* _GOAL_
Each line containing the word "this" needs to be copied.

Start of DATA

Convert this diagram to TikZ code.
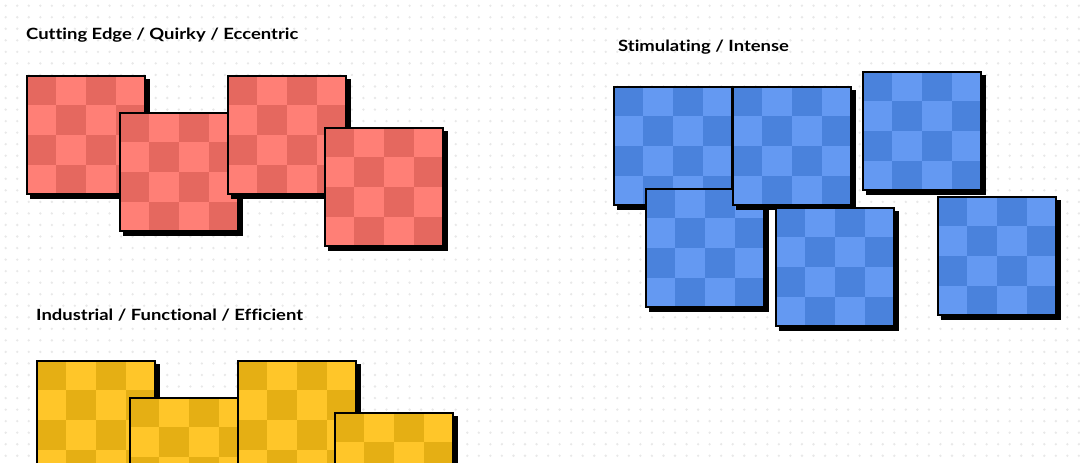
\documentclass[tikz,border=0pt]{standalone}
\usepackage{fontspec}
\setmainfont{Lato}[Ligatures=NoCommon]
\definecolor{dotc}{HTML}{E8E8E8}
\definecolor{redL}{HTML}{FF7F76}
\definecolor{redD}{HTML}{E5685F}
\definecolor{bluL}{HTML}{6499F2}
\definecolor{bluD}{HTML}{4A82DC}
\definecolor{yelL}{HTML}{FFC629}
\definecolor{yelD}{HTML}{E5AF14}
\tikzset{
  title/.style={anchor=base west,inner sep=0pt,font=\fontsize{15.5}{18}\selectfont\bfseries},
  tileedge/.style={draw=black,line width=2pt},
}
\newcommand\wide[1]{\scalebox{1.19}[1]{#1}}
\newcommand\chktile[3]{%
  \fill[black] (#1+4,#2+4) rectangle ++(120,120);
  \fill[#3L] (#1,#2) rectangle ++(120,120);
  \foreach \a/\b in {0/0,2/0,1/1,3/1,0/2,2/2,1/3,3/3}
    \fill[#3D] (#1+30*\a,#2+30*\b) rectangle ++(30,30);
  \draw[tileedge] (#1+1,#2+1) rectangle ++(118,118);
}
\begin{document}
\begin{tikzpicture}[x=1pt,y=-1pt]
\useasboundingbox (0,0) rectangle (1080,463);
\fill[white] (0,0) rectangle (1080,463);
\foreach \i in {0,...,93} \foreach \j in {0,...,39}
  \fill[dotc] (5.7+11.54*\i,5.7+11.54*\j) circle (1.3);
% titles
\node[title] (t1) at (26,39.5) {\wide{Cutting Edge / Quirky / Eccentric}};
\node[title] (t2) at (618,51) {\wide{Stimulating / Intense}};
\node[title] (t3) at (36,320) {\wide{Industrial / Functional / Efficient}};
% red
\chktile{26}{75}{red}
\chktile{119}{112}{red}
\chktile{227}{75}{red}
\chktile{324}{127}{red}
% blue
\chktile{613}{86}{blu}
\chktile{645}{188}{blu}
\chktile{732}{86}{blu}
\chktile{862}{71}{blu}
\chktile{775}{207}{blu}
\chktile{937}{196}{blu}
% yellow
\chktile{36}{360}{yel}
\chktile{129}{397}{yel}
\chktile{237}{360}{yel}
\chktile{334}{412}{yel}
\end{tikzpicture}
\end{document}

End of DATA
Start of DATA

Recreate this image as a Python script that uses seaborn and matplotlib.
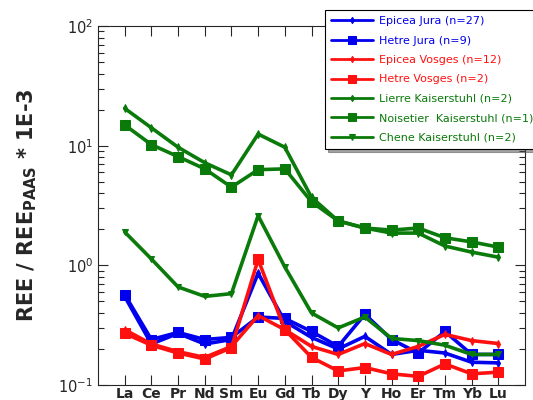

End of DATA

* _PROBLEM SOLUTION_
Convert this diagram to TikZ code.
Recreate this image as a Python script that uses seaborn and matplotlib.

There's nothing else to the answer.